One of the least discussed aspects of enforced chastity is enjoyment, particularly for the keyholder. I know that the enforced chastity mythology claims that the keyholder gets endless pleasure from the service of her caged male. On the surface, that seems valid. But if you think about it, the keyholder could get exactly the same services and pleasure from her partner without the trouble of locking up his penis. According to the myth, males are reluctant to give orgasms to their partners unless they lose the use of their cocks. Really?

Even if that were true for some men, who would want to take the time and energy to cage them in order to force them to do what they should have been doing all along. The myth is about selfish males who are “taught” to be giving by taking away their orgasms. I will do anything for Mrs. Lion. I always felt that way. It has nothing to do with my penis.

The question of where the keyholder gets pleasure from enforced chastity is valid. It isn’t from her orgasms or his help in other things. She gets that anyway. It has to come from a new direction. Some women genuinely enjoy the role play. They have fun training their caged males. I suspect most women don’t find that aspect especially rewarding. It may be fun, but not a giant motivator.

I’ve long wondered why Mrs. Lion has been so diligent with our enforced chastity and FLM. She isn’t in it for the sex. She knows that it means a lot to me and making me happy certainly is a key motivator. Over time, I think there are other opportunities for her to get satisfaction.

Thursday night we played. It was an extremely intense edging session. I was sure several times that she was going to let me come. She even speeded up when I got close. But she stopped just before the happy ending. She was incredibly close over and over. There were no ruined orgasms and no satisfaction for me. It was perfect edging that left me a puddle of frustration.

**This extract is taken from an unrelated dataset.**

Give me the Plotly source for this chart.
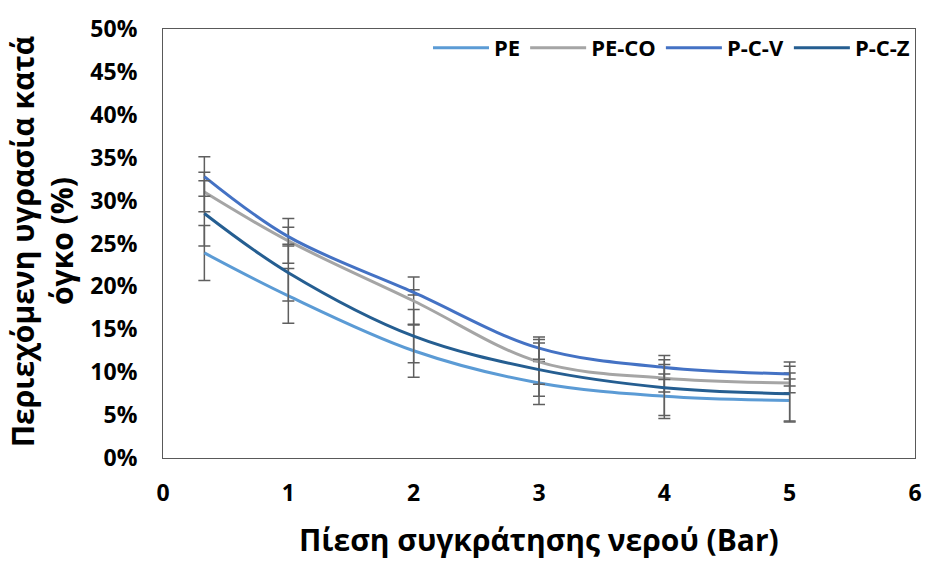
import plotly.graph_objects as go

# Water retention pressure (bar)
pressure = [0.33, 1, 2, 3, 4, 5]

# Volumetric moisture content (fraction) and standard deviations
pe = [0.239, 0.189, 0.125, 0.0875, 0.072, 0.067]
pe_err = [0.032, 0.032, 0.031, 0.025, 0.026, 0.025]

pe_co = [0.310, 0.253, 0.183, 0.112, 0.093, 0.0875]
pe_co_err = [0.023, 0.026, 0.028, 0.026, 0.016, 0.0115]

pcv = [0.328, 0.258, 0.193, 0.128, 0.1055, 0.098]
pcv_err = [0.023, 0.011, 0.003, 0.013, 0.014, 0.014]

pcz = [0.285, 0.216, 0.142, 0.103, 0.082, 0.075]
pcz_err = [0.038, 0.033, 0.031, 0.031, 0.0325, 0.032]

series = [
    ("PE", pe, pe_err, "#5B9BD5"),
    ("PE-CO", pe_co, pe_co_err, "#A5A5A5"),
    ("P-C-V", pcv, pcv_err, "#4472C4"),
    ("P-C-Z", pcz, pcz_err, "#255E91"),
]

x_title = "Πίεση συγκράτησης νερού (Bar)"
y_title_lines = ["Περιεχόμενη υγρασία κατά", "όγκο (%)"]

FONT = "Open Sans"
TICK_FONT = dict(family=FONT, size=23, color="#000000", weight="bold")
TITLE_FONT = dict(family=FONT, size=30, color="#000000", weight="bold")

# plot area in pixels
W, H = 934, 561
L, R, T, B = 163, 12, 23, 103
pw, ph = W - L - R, H - T - B

fig = go.Figure()
for name, ys, errs, color in series:
    fig.add_trace(go.Scatter(
        x=pressure, y=ys, name=name, mode="lines",
        line=dict(color=color, width=3, shape="spline", smoothing=1.0),
        error_y=dict(type="data", array=errs, visible=True,
                     color="#5F5F5F", thickness=1.5, width=6),
    ))

# axis titles placed as rotated / centred text blocks
fig.add_annotation(text=x_title, xref="paper", yref="paper",
                   x=0.5, y=-(541 - (H - B)) / ph,
                   xanchor="center", yanchor="middle", borderpad=0,
                   showarrow=False, font=TITLE_FONT)
for px, line in zip([21, 60], y_title_lines):
    fig.add_annotation(text=line, xref="paper", yref="paper",
                       x=(px - L) / pw, y=1 - (238 - T) / ph,
                       xanchor="center", yanchor="middle", textangle=-90,
                       showarrow=False, font=TITLE_FONT)

fig.update_layout(
    width=W, height=H,
    margin=dict(l=L, r=R, t=T, b=B),
    paper_bgcolor="white", plot_bgcolor="white",
    font=dict(family=FONT, color="#000000"),
    legend=dict(
        orientation="h", x=1, xanchor="right", y=1.005, yanchor="top",
        bgcolor="rgba(0,0,0,0)",
        font=dict(family=FONT, size=22, color="#000000", weight="bold"),
        itemwidth=56, tracegroupgap=0,
    ),
    xaxis=dict(
        range=[0, 6], dtick=1, tick0=0,
        showgrid=False, zeroline=False, ticks="",
        showline=True, mirror=True, linecolor="#595959", linewidth=1,
        tickfont=TICK_FONT, ticklabelstandoff=14,
    ),
    yaxis=dict(
        range=[0, 0.5], dtick=0.05, tick0=0, tickformat=".0%",
        showgrid=False, zeroline=False, ticks="",
        showline=True, mirror=True, linecolor="#595959", linewidth=1,
        tickfont=TICK_FONT, ticklabelstandoff=20,
    ),
)

fig.write_html("out.html")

Later in the evening and Friday morning she seemed very pleased with what she did. She should be. That pleasure suggests a way she might find more satisfaction and at the same time make me happier too. We know that I have a cycle of frustration that is well understood. What if using her considerable skill, Mrs. Lion could change the cycle and extend my increasing sexual frustration longer?

We know that yesterday was my fifth day and the day I am most frustrated. I wonder if the sixth day letdown and then the gradual loss of interest can be reversed by Mrs. Lion’s skilled hands. Over time I wonder if she can keep me at a high level of need for as long as she wants. This is the sort of challenge she may enjoy. I realize that if she is successful and I am still very horny next Thursday when my next orgasm is scheduled, that she might extend my wait to continue keeping me frustrated. I don’t mind if she wants to do that. It’s a valuable experiment.

I realize that this method of delivering satisfaction to her can result in my waits being extended. I don’t mind. I know I hate the frustration, but I like the way it meets what I asked her to do for me. I think it is very important for me to help my lioness find ways to get pleasure and satisfaction out of my enforced chastity. Are there ways I haven’t considered?